>> begin INFORMATION SUPPLIED

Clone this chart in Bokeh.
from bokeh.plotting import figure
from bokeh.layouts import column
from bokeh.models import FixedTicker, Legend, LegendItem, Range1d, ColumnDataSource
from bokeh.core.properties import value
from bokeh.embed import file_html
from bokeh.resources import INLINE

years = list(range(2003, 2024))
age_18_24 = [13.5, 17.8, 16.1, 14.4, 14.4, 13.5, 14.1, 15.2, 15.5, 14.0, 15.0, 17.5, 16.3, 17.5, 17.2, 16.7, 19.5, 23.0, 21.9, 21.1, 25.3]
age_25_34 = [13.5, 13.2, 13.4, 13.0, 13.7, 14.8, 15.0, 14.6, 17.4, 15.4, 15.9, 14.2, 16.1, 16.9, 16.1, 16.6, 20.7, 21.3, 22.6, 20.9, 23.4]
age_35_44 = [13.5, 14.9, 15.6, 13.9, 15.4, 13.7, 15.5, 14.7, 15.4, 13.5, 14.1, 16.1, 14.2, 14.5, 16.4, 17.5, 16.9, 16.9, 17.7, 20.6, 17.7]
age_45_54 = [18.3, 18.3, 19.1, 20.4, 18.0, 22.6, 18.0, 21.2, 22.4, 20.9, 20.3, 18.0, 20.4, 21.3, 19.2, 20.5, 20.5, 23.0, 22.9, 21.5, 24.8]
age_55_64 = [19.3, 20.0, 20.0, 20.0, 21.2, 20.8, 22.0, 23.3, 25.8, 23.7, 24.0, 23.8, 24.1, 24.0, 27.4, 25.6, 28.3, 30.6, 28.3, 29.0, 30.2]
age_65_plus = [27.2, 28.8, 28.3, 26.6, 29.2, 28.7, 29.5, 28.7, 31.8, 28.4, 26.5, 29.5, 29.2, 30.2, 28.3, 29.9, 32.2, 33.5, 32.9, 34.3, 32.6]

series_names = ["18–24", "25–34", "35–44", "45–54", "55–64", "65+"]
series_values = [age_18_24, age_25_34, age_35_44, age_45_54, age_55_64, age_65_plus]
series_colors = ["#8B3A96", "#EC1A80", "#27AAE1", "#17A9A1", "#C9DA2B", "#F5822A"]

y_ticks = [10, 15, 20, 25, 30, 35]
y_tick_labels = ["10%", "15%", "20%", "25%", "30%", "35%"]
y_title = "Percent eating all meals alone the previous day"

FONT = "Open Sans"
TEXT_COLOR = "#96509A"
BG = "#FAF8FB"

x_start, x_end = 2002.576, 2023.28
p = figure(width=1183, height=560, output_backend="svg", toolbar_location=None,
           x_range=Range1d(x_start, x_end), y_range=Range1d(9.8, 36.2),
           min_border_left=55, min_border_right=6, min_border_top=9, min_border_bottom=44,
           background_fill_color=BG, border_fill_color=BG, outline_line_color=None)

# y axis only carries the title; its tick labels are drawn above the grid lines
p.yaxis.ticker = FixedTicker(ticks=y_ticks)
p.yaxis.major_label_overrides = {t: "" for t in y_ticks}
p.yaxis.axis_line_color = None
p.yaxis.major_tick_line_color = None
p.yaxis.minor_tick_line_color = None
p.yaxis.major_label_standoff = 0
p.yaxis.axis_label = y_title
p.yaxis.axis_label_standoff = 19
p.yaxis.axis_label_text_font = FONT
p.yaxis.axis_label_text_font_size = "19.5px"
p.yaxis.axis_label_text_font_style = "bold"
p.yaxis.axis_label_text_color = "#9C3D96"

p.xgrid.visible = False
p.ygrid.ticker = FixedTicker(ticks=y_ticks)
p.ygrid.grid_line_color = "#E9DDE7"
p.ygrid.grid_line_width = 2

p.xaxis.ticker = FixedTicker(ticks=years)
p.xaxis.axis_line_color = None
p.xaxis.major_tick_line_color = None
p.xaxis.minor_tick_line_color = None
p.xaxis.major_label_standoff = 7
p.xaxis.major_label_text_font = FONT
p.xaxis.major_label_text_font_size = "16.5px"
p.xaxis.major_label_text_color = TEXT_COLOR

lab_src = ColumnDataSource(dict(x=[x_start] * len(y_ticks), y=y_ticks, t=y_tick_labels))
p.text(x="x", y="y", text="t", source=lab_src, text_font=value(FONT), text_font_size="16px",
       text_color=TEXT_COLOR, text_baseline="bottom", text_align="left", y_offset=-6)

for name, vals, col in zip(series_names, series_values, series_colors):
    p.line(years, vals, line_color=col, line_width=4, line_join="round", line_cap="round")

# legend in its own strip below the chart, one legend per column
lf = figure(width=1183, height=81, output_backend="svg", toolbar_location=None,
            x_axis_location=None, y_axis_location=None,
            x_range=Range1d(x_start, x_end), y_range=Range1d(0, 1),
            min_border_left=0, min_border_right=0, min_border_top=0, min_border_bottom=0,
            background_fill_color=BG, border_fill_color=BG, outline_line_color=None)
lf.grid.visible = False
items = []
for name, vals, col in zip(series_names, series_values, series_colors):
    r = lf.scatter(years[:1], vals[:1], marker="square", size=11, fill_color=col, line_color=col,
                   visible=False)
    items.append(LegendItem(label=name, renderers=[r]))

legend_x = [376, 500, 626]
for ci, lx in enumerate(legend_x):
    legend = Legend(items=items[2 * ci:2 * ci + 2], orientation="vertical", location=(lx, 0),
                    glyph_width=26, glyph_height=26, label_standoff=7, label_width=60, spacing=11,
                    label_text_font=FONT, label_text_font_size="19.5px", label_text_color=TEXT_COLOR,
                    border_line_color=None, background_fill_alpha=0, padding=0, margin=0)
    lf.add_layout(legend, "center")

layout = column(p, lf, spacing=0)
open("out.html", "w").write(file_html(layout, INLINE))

>> end INFORMATION SUPPLIED

#### [YOUR INSTRUCTIONS]
Exactly reproduce every line of the data above.

#### [SOLUTION TO THE EXERCISE]
Clone this chart in Bokeh.
from bokeh.plotting import figure
from bokeh.layouts import column
from bokeh.models import FixedTicker, Legend, LegendItem, Range1d, ColumnDataSource
from bokeh.core.properties import value
from bokeh.embed import file_html
from bokeh.resources import INLINE

years = list(range(2003, 2024))
age_18_24 = [13.5, 17.8, 16.1, 14.4, 14.4, 13.5, 14.1, 15.2, 15.5, 14.0, 15.0, 17.5, 16.3, 17.5, 17.2, 16.7, 19.5, 23.0, 21.9, 21.1, 25.3]
age_25_34 = [13.5, 13.2, 13.4, 13.0, 13.7, 14.8, 15.0, 14.6, 17.4, 15.4, 15.9, 14.2, 16.1, 16.9, 16.1, 16.6, 20.7, 21.3, 22.6, 20.9, 23.4]
age_35_44 = [13.5, 14.9, 15.6, 13.9, 15.4, 13.7, 15.5, 14.7, 15.4, 13.5, 14.1, 16.1, 14.2, 14.5, 16.4, 17.5, 16.9, 16.9, 17.7, 20.6, 17.7]
age_45_54 = [18.3, 18.3, 19.1, 20.4, 18.0, 22.6, 18.0, 21.2, 22.4, 20.9, 20.3, 18.0, 20.4, 21.3, 19.2, 20.5, 20.5, 23.0, 22.9, 21.5, 24.8]
age_55_64 = [19.3, 20.0, 20.0, 20.0, 21.2, 20.8, 22.0, 23.3, 25.8, 23.7, 24.0, 23.8, 24.1, 24.0, 27.4, 25.6, 28.3, 30.6, 28.3, 29.0, 30.2]
age_65_plus = [27.2, 28.8, 28.3, 26.6, 29.2, 28.7, 29.5, 28.7, 31.8, 28.4, 26.5, 29.5, 29.2, 30.2, 28.3, 29.9, 32.2, 33.5, 32.9, 34.3, 32.6]

series_names = ["18–24", "25–34", "35–44", "45–54", "55–64", "65+"]
series_values = [age_18_24, age_25_34, age_35_44, age_45_54, age_55_64, age_65_plus]
series_colors = ["#8B3A96", "#EC1A80", "#27AAE1", "#17A9A1", "#C9DA2B", "#F5822A"]

y_ticks = [10, 15, 20, 25, 30, 35]
y_tick_labels = ["10%", "15%", "20%", "25%", "30%", "35%"]
y_title = "Percent eating all meals alone the previous day"

FONT = "Open Sans"
TEXT_COLOR = "#96509A"
BG = "#FAF8FB"

x_start, x_end = 2002.576, 2023.28
p = figure(width=1183, height=560, output_backend="svg", toolbar_location=None,
           x_range=Range1d(x_start, x_end), y_range=Range1d(9.8, 36.2),
           min_border_left=55, min_border_right=6, min_border_top=9, min_border_bottom=44,
           background_fill_color=BG, border_fill_color=BG, outline_line_color=None)

# y axis only carries the title; its tick labels are drawn above the grid lines
p.yaxis.ticker = FixedTicker(ticks=y_ticks)
p.yaxis.major_label_overrides = {t: "" for t in y_ticks}
p.yaxis.axis_line_color = None
p.yaxis.major_tick_line_color = None
p.yaxis.minor_tick_line_color = None
p.yaxis.major_label_standoff = 0
p.yaxis.axis_label = y_title
p.yaxis.axis_label_standoff = 19
p.yaxis.axis_label_text_font = FONT
p.yaxis.axis_label_text_font_size = "19.5px"
p.yaxis.axis_label_text_font_style = "bold"
p.yaxis.axis_label_text_color = "#9C3D96"

p.xgrid.visible = False
p.ygrid.ticker = FixedTicker(ticks=y_ticks)
p.ygrid.grid_line_color = "#E9DDE7"
p.ygrid.grid_line_width = 2

p.xaxis.ticker = FixedTicker(ticks=years)
p.xaxis.axis_line_color = None
p.xaxis.major_tick_line_color = None
p.xaxis.minor_tick_line_color = None
p.xaxis.major_label_standoff = 7
p.xaxis.major_label_text_font = FONT
p.xaxis.major_label_text_font_size = "16.5px"
p.xaxis.major_label_text_color = TEXT_COLOR

lab_src = ColumnDataSource(dict(x=[x_start] * len(y_ticks), y=y_ticks, t=y_tick_labels))
p.text(x="x", y="y", text="t", source=lab_src, text_font=value(FONT), text_font_size="16px",
       text_color=TEXT_COLOR, text_baseline="bottom", text_align="left", y_offset=-6)

for name, vals, col in zip(series_names, series_values, series_colors):
    p.line(years, vals, line_color=col, line_width=4, line_join="round", line_cap="round")

# legend in its own strip below the chart, one legend per column
lf = figure(width=1183, height=81, output_backend="svg", toolbar_location=None,
            x_axis_location=None, y_axis_location=None,
            x_range=Range1d(x_start, x_end), y_range=Range1d(0, 1),
            min_border_left=0, min_border_right=0, min_border_top=0, min_border_bottom=0,
            background_fill_color=BG, border_fill_color=BG, outline_line_color=None)
lf.grid.visible = False
items = []
for name, vals, col in zip(series_names, series_values, series_colors):
    r = lf.scatter(years[:1], vals[:1], marker="square", size=11, fill_color=col, line_color=col,
                   visible=False)
    items.append(LegendItem(label=name, renderers=[r]))

legend_x = [376, 500, 626]
for ci, lx in enumerate(legend_x):
    legend = Legend(items=items[2 * ci:2 * ci + 2], orientation="vertical", location=(lx, 0),
                    glyph_width=26, glyph_height=26, label_standoff=7, label_width=60, spacing=11,
                    label_text_font=FONT, label_text_font_size="19.5px", label_text_color=TEXT_COLOR,
                    border_line_color=None, background_fill_alpha=0, padding=0, margin=0)
    lf.add_layout(legend, "center")

layout = column(p, lf, spacing=0)
open("out.html", "w").write(file_html(layout, INLINE))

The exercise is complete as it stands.